Search the material for "diagram" and show all lines that contain it.

(Items from a data source)
++++++++++++++++++++

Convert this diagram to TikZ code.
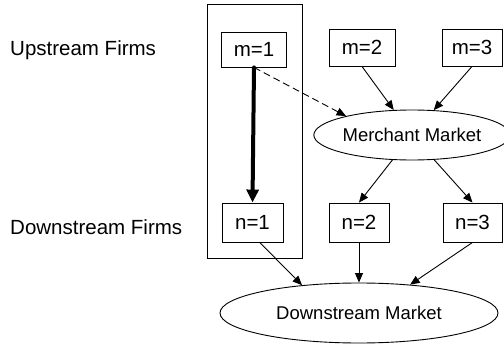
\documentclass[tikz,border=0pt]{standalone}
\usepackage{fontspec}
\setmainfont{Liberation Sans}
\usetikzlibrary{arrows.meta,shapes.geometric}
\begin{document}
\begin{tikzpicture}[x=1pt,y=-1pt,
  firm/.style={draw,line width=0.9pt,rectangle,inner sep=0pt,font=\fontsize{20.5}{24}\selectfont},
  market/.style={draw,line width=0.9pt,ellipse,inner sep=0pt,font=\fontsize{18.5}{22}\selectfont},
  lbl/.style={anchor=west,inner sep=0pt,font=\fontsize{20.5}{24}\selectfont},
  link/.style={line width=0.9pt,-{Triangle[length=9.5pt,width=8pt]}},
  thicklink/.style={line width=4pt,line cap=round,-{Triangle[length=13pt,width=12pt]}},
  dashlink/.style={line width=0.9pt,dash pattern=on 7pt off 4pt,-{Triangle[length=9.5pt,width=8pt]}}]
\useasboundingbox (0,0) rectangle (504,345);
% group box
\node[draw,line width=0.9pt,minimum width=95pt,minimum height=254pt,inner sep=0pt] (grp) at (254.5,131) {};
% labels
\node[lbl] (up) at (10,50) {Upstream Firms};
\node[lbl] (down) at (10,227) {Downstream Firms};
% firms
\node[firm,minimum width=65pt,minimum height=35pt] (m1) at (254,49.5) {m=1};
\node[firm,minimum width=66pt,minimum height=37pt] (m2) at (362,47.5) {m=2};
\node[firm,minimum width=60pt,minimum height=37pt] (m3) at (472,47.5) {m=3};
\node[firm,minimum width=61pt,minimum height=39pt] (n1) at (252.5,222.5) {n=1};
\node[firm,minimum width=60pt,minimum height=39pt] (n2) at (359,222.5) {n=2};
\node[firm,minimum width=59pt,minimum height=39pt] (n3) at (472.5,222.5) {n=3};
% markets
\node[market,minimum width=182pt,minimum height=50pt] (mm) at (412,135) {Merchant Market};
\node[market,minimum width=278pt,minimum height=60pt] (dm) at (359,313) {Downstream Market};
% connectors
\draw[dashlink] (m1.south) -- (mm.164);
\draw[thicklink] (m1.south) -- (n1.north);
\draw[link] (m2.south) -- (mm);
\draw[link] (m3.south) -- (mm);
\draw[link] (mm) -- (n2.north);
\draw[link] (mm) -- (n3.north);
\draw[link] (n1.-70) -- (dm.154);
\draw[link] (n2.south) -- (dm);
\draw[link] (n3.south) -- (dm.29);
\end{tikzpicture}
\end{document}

++++++++++++++++++++

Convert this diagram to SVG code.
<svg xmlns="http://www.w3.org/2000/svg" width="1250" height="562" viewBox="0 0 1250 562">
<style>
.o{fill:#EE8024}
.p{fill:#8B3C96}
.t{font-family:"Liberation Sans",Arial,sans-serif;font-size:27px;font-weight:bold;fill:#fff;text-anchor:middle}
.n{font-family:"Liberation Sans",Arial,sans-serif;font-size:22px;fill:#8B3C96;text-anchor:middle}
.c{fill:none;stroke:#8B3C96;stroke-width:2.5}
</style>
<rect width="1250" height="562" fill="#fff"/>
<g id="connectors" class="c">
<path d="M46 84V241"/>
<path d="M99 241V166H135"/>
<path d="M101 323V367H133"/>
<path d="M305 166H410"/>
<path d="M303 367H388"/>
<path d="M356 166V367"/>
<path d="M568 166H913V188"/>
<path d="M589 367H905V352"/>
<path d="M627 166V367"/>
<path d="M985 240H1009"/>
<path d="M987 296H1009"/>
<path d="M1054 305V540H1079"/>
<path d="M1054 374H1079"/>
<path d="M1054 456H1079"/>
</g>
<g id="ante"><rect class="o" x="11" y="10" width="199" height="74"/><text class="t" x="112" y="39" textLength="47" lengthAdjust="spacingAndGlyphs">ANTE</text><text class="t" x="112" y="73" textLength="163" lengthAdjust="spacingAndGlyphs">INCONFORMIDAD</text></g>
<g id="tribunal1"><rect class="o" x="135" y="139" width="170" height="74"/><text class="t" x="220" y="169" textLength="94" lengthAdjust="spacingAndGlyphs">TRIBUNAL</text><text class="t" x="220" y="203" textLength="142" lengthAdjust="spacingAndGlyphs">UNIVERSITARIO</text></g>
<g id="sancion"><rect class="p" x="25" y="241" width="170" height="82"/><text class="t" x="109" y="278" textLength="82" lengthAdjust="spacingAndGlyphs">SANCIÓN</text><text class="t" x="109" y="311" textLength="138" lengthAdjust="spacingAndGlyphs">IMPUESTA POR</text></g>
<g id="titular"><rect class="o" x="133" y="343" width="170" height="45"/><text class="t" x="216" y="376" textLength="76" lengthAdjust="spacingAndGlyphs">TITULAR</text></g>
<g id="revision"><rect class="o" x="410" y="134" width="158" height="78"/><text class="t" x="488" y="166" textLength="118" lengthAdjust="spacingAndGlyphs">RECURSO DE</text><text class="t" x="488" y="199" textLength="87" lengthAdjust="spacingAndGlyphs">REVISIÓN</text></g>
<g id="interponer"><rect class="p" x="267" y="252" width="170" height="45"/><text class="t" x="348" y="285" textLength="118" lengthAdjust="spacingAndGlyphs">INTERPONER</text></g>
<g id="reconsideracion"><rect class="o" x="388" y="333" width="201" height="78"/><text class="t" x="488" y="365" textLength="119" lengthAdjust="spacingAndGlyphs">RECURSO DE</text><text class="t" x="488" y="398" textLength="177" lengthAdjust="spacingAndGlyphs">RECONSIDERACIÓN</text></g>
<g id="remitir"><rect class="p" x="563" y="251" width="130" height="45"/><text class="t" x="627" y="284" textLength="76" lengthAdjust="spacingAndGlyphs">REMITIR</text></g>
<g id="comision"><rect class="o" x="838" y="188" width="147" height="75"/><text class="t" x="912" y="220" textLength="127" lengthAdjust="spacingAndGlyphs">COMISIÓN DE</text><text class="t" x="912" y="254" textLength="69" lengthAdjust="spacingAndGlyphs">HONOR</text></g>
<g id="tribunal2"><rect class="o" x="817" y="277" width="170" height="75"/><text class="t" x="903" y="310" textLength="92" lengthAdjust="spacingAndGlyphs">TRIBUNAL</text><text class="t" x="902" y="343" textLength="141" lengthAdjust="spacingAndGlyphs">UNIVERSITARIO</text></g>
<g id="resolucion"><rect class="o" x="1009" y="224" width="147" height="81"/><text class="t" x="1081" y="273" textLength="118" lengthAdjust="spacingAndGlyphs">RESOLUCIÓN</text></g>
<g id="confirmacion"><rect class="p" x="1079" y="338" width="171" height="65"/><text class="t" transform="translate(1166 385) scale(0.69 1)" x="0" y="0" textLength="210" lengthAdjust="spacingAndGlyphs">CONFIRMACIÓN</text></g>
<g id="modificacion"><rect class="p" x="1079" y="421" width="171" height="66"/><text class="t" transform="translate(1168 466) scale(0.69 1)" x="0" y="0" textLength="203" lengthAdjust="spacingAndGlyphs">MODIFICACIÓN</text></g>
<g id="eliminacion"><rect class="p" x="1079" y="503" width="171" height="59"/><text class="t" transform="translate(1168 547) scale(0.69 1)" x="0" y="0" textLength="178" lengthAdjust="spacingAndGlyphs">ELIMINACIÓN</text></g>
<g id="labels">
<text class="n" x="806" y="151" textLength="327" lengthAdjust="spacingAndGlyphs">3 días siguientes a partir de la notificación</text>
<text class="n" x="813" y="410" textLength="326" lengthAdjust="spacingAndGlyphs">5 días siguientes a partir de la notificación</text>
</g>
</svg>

++++++++++++++++++++

- THE OUTPUT:
Convert this diagram to TikZ code.
Convert this diagram to SVG code.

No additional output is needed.